Perbaikan hubungan politik antara Indonesia-Iran diawali dengan ditandatanganinya MoU pada tahun 1984. Hubungan ekonomi sendiri baru mengalami kemajuan setelah perang antara Iran dan Irak berakhir pada tahun 1988. Tahun-tahun berikutnya Indonesia semakin menyadari potensi pasar Iran yang sangat besar terutama untuk produk-produk non-migas.

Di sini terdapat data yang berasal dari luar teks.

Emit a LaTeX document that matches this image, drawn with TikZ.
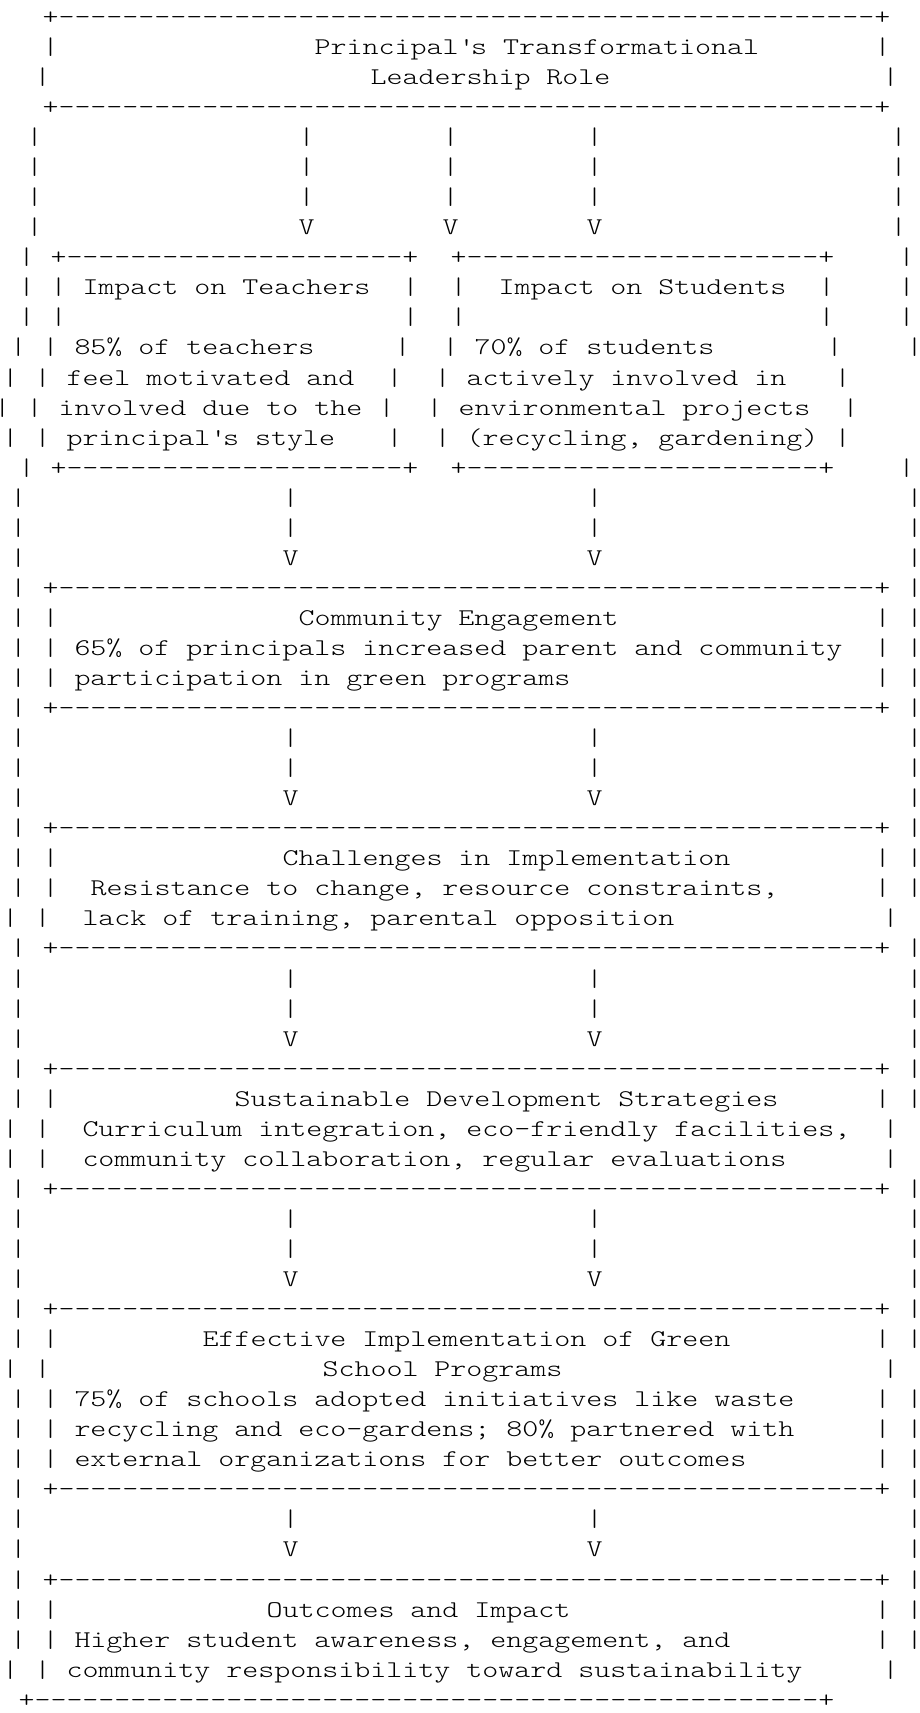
\documentclass[tikz,border=0pt]{standalone}
\usepackage{fontspec}
\IfFontExistsTF{lmmonolt10-regular.otf}
  {\newfontfamily\asc{lmmonolt10-regular.otf}[FakeStretch=1.2698,Ligatures=TeXOff]\def\ascsize{12}}
  {\newfontfamily\asc{Liberation Mono}[Ligatures=TeXOff]\def\ascsize{13.333}}
\newcommand\dashes[1]{\foreach\i in {1,...,#1}{-{}}}
\newcommand\q{\textquotesingle}
\tikzset{asc/.style={anchor=base west,inner sep=0pt,outer sep=0pt,
  font=\asc\fontsize{\ascsize}{14}\selectfont}}
% row index, row length (centred), list of column/text
\newcommand\artrow[3]{%
  \pgfmathsetmacro\yb{24.4+30.05*(#1-1)}%
  \pgfmathsetmacro\xz{466.5-(#2-1)*8}%
  \foreach \c/\t in {#3}{\node[asc] (r#1c\c) at ({\xz+16*\c-8},\yb) {\t};}%
}
\newcommand\boxedge[1]{\artrow{#1}{57}{0/|,2/{+\dashes{51}+},56/|}}
\newcommand\pipes[1]{\artrow{#1}{57}{0/|,17/|,36/|,56/|}}
\newcommand\vees[1]{\artrow{#1}{57}{0/|,17/V,36/V,56/|}}
\begin{document}
\begin{tikzpicture}[x=0.5pt,y=-0.5pt]
\fill[white] (0,0) rectangle (920,1713);
\useasboundingbox (0,0) rectangle (920,1713);
% title box
\artrow{1}{53}{0/{+\dashes{51}+}}
\artrow{2}{53}{0/|,17/{Principal\q s Transformational},52/|}
\artrow{3}{54}{0/|,21/{Leadership Role},53/|}
\artrow{4}{53}{0/{+\dashes{51}+}}
\artrow{5}{55}{0/|,17/|,26/|,35/|,54/|}
\artrow{6}{55}{0/|,17/|,26/|,35/|,54/|}
\artrow{7}{55}{0/|,17/|,26/|,35/|,54/|}
\artrow{8}{55}{0/|,17/V,26/V,35/V,54/|}
% teachers / students
\artrow{9}{56}{0/|,2/{+\dashes{21}+},27/{+\dashes{22}+},55/|}
\artrow{10}{56}{0/|,2/|,4/{Impact on Teachers},24/|,27/|,30/{Impact on Students},50/|,55/|}
\artrow{11}{56}{0/|,2/|,24/|,27/|,50/|,55/|}
\artrow{12}{57}{0/|,2/|,4/{85\% of teachers},24/|,27/|,29/{70\% of students},51/|,56/|}
\artrow{13}{58}{0/|,2/|,4/{feel motivated and},24/|,27/|,29/{actively involved in},52/|}
\artrow{14}{59}{0/|,2/|,4/{involved due to the},24/|,27/|,29/{environmental projects},53/|}
\artrow{15}{58}{0/|,2/|,4/{principal\q s style},24/|,27/|,29/{(recycling, gardening)},52/|}
\artrow{16}{56}{0/|,2/{+\dashes{21}+},27/{+\dashes{22}+},55/|}
\pipes{17}\pipes{18}\vees{19}
% community
\boxedge{20}
\artrow{21}{57}{0/|,2/|,18/{Community Engagement},54/|,56/|}
\artrow{22}{57}{0/|,2/|,4/{65\% of principals increased parent and community},54/|,56/|}
\artrow{23}{57}{0/|,2/|,4/{participation in green programs},54/|,56/|}
\boxedge{24}
\pipes{25}\pipes{26}\vees{27}
% challenges
\boxedge{28}
\artrow{29}{57}{0/|,2/|,17/{Challenges in Implementation},54/|,56/|}
\artrow{30}{57}{0/|,2/|,5/{Resistance to change, resource constraints,},54/|,56/|}
\artrow{31}{58}{0/|,2/|,5/{lack of training, parental opposition},55/|}
\boxedge{32}
\pipes{33}\pipes{34}\vees{35}
% strategies
\boxedge{36}
\artrow{37}{57}{0/|,2/|,14/{Sustainable Development Strategies},54/|,56/|}
\artrow{38}{58}{0/|,2/|,5/{Curriculum integration, eco-friendly facilities,},55/|}
\artrow{39}{58}{0/|,2/|,5/{community collaboration, regular evaluations},55/|}
\boxedge{40}
\pipes{41}\pipes{42}\vees{43}
% effective implementation
\boxedge{44}
\artrow{45}{57}{0/|,2/|,12/{Effective Implementation of Green},54/|,56/|}
\artrow{46}{58}{0/|,2/|,20/{School Programs},55/|}
\artrow{47}{57}{0/|,2/|,4/{75\% of schools adopted initiatives like waste},54/|,56/|}
\artrow{48}{57}{0/|,2/|,4/{recycling and eco-gardens; 80\% partnered with},54/|,56/|}
\artrow{49}{57}{0/|,2/|,4/{external organizations for better outcomes},54/|,56/|}
\boxedge{50}
\pipes{51}\vees{52}
% outcomes
\boxedge{53}
\artrow{54}{57}{0/|,2/|,16/{Outcomes and Impact},54/|,56/|}
\artrow{55}{57}{0/|,2/|,4/{Higher student awareness, engagement, and},54/|,56/|}
\artrow{56}{58}{0/|,2/|,4/{community responsibility toward sustainability},55/|}
\artrow{57}{56}{0/{+\dashes{49}+}}
\end{tikzpicture}
\end{document}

Dari penjabaran di atas, tidak dapat dipungkiri bahwa Iran dan Revolusi Islam-nya memiliki pengaruh yang kuat di beberapa negara. Akan tetapi apakah pengaruh maupun berbagai keterlibatan Iran dengan negara-negara lain tersebut dapat menjadikan Iran sebagai ’adikuasa baru’ sebagaimana judul artikel ini? Henry Kissinger, mantan menlu AS pernah menyebutkan bahwa Revolusi Islam Iran pada tahun 1979 adalah gempa bumi yang tidak hanya menguncang Timur Tengah akan tetapi juga seluruh dunia. Pasca blok Timur tumbang, pengaruh Republik Islam Iran terhadap perkembangan di dunia bahkan semakin kentara. Hal ini dibuktikan dengan hadirnya Presiden Ahmadinejad dalam Konferensi Tingkat Tinggi Dewan Kerjasama Teluk Persia (PGCC) di Qatar yang mempertegas tali persahabatan Iran dengan negara-negara tetangganya di kawasan Teluk Persia. Bukti lain dapat dilihat dari ajakan AS kepada Iran untuk melakukan perundingan berkaitan dengan krisis Irak. Hal ini menunjukkan bahwa Iran kini merupakan kekuatan regional yang patut diperhitungkan dan kekuatan tak bisa diabaikan begitu saja dalam unipolarisme AS.

Sumber:

Sihbudi, Riza. 1993. Iran, Sang Adikuasa Baru. Dalam buku “Bara Timur Tengah”. Bandung: Mizan.
Hooglund, Eric. "Iran." Microsoft® Student 2008 [DVD]. Redmond, WA: Microsoft Corporation, 2007.
Suny, Ronald Grigor. "Azerbaijan." Microsoft® Student 2008 [DVD]. Redmond, WA: Microsoft Corporation, 2007.